Mengapa penting? Karena saat ini kita hidup di era "peretasan manusia." Dengan teknologi yang memantau setiap gerak kita melalui perangkat digital, algoritma mulai mengenal kita lebih baik daripada kita mengenal diri sendiri. Pada saat algoritma mengenal kita lebih baik dibanding kita sendiri, maka algoritma akan mengendalikan kehidupan kita. Jika kita tidak belajar mengenal diri, kita bisa kehilangan kendali atas kehidupan dan masa depan kita, karena keputusan yang diambil oleh algoritma berbasis data.


Soft skill kedua adalah belajar berpikir kritis. Menurut Carol Wade dalam esainya Critical Thinking: Needed Now More Than Ever, tujuan utama pendidikan adalah mengajarkan siswa berpikir mendalam, bukan sekadar mengumpulkan informasi. Tanpa kemampuan berpikir kritis, proses pendidikan menjadi kurang efektif (Wade, 2008: 11).

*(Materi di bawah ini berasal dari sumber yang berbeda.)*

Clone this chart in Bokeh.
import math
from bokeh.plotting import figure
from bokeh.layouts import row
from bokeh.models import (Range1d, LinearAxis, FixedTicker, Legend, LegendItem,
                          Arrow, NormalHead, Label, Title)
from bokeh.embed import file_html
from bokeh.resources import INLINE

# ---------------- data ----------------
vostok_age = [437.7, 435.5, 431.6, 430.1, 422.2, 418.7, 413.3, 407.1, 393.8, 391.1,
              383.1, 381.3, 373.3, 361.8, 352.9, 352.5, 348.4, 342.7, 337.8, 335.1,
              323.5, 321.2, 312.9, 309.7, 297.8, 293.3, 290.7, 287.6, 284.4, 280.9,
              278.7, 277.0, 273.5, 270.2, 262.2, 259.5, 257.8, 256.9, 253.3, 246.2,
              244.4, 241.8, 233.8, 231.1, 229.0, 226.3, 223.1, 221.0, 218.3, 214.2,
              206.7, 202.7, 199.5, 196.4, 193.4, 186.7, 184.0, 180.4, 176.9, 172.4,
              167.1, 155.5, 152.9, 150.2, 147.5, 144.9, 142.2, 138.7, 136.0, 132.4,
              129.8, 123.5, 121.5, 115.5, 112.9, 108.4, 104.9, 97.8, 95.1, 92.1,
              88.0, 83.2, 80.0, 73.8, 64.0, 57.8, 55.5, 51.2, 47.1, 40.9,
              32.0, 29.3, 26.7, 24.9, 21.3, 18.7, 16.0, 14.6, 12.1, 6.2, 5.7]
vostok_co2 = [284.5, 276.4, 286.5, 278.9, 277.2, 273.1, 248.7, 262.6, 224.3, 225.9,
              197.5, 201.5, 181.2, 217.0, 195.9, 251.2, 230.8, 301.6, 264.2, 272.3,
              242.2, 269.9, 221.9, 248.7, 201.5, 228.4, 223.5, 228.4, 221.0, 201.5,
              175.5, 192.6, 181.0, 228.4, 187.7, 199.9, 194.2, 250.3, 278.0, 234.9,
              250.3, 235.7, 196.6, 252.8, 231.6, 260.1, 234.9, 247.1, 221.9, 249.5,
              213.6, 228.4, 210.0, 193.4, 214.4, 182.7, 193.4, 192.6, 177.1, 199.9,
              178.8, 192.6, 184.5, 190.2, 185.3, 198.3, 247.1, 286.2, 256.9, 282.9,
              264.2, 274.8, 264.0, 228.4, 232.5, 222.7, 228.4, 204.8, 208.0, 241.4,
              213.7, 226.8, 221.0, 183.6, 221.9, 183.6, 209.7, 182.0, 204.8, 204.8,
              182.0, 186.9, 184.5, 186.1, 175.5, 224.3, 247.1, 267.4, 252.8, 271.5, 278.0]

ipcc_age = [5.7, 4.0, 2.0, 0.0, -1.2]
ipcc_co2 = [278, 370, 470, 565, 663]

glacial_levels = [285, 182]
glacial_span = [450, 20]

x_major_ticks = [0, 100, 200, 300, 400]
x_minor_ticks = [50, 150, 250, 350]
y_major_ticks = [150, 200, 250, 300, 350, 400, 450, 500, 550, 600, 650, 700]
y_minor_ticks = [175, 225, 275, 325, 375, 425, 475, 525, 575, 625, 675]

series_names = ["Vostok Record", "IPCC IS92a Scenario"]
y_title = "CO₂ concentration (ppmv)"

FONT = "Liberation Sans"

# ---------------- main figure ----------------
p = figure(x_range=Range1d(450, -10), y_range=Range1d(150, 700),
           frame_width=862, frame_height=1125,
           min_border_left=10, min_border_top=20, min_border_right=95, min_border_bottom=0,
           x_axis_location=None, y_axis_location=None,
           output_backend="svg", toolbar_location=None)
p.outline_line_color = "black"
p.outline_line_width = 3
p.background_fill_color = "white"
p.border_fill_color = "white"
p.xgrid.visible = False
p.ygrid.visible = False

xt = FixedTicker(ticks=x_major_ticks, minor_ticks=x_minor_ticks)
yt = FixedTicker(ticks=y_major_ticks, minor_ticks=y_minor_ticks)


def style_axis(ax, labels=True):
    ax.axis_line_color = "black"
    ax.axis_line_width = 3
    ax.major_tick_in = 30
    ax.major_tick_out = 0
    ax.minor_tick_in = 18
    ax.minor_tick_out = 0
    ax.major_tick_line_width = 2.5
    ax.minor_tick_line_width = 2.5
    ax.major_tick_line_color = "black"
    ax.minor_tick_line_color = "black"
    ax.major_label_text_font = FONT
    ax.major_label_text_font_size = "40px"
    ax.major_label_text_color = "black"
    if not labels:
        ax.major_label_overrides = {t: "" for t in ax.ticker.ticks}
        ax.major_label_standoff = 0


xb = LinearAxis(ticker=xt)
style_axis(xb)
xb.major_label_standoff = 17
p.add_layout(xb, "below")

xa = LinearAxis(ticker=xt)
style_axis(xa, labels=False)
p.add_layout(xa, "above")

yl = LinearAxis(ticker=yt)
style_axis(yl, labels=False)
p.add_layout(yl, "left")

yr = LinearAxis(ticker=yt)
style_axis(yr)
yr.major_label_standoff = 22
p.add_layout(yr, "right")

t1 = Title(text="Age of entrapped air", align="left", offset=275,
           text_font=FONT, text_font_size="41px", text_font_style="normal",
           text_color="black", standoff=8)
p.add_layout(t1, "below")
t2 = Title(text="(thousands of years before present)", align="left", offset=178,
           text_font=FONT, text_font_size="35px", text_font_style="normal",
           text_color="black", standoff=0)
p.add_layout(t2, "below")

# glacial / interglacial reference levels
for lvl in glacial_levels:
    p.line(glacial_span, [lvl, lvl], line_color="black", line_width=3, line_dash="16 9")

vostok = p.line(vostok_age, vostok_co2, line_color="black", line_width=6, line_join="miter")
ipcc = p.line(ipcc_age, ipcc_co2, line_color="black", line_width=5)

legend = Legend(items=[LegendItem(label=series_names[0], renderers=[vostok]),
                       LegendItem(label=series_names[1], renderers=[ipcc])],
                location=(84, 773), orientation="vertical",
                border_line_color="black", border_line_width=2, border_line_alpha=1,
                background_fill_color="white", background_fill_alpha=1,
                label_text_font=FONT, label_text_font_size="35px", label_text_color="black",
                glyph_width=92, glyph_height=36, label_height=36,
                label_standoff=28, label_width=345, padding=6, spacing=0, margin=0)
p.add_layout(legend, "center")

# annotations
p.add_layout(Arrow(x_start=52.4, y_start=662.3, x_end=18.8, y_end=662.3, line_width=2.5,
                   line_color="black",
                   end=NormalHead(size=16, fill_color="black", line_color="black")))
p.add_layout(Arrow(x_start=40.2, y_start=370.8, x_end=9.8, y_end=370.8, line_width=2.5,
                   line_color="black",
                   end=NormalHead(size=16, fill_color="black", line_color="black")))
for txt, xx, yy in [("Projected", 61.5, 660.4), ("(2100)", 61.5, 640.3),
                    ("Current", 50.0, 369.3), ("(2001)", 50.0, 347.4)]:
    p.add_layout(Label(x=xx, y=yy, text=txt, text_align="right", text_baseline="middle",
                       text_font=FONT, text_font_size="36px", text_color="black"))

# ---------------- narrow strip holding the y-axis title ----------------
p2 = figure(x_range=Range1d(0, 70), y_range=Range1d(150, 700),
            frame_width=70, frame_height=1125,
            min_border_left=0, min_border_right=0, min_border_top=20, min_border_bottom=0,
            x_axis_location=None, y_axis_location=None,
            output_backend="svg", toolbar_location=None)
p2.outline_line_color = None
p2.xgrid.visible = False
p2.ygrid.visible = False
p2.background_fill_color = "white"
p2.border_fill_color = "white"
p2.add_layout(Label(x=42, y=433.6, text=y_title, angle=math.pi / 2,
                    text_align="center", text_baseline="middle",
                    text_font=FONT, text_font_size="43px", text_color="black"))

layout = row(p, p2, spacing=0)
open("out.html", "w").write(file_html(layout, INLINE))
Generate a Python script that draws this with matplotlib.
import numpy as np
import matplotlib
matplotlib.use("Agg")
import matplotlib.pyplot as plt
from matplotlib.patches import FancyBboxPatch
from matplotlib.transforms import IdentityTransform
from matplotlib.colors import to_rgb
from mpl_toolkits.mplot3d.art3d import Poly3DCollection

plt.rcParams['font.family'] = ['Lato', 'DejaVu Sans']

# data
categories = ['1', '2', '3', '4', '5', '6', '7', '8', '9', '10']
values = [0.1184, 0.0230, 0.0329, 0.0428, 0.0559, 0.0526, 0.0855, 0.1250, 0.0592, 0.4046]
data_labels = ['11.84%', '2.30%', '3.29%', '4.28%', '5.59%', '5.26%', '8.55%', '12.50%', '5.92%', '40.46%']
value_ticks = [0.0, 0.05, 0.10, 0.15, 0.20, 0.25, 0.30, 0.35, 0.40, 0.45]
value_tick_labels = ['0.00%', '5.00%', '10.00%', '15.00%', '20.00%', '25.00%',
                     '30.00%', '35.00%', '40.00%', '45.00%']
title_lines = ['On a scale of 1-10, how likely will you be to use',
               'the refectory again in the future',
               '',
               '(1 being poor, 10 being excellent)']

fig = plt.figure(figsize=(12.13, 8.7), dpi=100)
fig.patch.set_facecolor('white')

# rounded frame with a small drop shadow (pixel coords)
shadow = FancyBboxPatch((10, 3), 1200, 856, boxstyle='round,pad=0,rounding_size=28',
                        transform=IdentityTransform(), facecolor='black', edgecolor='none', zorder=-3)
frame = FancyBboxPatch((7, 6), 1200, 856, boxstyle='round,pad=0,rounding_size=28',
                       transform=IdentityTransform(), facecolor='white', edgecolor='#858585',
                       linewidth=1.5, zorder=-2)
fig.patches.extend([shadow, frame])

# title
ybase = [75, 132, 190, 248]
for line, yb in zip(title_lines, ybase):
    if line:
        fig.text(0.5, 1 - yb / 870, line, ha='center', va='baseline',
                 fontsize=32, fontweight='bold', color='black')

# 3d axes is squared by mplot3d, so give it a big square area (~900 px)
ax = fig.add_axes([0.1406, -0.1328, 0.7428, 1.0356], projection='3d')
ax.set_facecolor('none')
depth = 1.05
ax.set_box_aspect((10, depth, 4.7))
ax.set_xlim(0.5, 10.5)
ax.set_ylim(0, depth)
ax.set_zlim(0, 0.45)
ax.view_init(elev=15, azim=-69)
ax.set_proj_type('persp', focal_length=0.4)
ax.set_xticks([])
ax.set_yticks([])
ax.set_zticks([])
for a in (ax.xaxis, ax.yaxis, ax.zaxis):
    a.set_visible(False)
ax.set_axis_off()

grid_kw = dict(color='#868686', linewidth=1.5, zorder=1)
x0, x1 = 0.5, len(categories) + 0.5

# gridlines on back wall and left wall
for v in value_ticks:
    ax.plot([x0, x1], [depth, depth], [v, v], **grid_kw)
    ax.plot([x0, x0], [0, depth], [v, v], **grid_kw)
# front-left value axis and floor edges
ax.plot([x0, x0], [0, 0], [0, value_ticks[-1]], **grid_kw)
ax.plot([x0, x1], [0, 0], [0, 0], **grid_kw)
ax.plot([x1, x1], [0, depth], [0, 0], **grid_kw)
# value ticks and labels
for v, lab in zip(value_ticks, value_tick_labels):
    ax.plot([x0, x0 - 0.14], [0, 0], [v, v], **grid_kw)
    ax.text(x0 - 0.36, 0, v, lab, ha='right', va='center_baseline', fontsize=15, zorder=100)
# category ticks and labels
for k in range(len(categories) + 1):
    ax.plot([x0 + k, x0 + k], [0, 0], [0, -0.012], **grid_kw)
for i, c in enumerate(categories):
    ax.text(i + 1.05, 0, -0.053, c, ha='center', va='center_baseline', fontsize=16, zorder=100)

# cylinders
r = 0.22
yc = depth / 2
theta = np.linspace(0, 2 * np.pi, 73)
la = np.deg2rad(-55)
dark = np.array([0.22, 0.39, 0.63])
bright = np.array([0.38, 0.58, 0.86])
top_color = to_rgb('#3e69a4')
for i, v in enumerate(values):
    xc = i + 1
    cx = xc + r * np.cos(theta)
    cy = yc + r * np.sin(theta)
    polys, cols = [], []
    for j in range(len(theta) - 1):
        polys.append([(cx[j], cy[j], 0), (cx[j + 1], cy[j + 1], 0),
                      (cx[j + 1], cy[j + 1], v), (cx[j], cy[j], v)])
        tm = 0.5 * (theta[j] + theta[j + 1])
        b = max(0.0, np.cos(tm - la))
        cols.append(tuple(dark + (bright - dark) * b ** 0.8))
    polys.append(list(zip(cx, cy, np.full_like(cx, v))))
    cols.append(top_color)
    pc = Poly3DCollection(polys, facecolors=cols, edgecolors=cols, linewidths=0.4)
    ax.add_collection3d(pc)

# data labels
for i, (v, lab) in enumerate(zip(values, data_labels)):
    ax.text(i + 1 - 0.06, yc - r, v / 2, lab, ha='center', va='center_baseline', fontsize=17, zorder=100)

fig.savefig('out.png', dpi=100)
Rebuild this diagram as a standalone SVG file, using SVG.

Meski ada hambatan yang tidak mudah dalam berpikir kritis, namun membantu siswa, santri, dan pembelajar lain untuk berpikir kritis menjadi sangat penting. Pesantren bisa mulai mengintegrasikan program pengembangan soft skill dalam kurikulum mereka. Kelas-kelas pengembangan diri, literasi digital, dan forum diskusi yang mendorong berpikir kritis bisa menjadi langkah awal agar santri siap menghadapi masa depan yang penuh ketidakpastian.


Melalui sejarah panjang perjuangan ulama-santri, kita belajar bahwa peran mereka selalu relevan bagi kemajuan bangsa. Kini, tantangan yang dihadapi santri mungkin berbeda, tetapi semangat juang mereka harus terus menyala untuk merengkuh masa depan yang lebih cerah dan penuh harapan.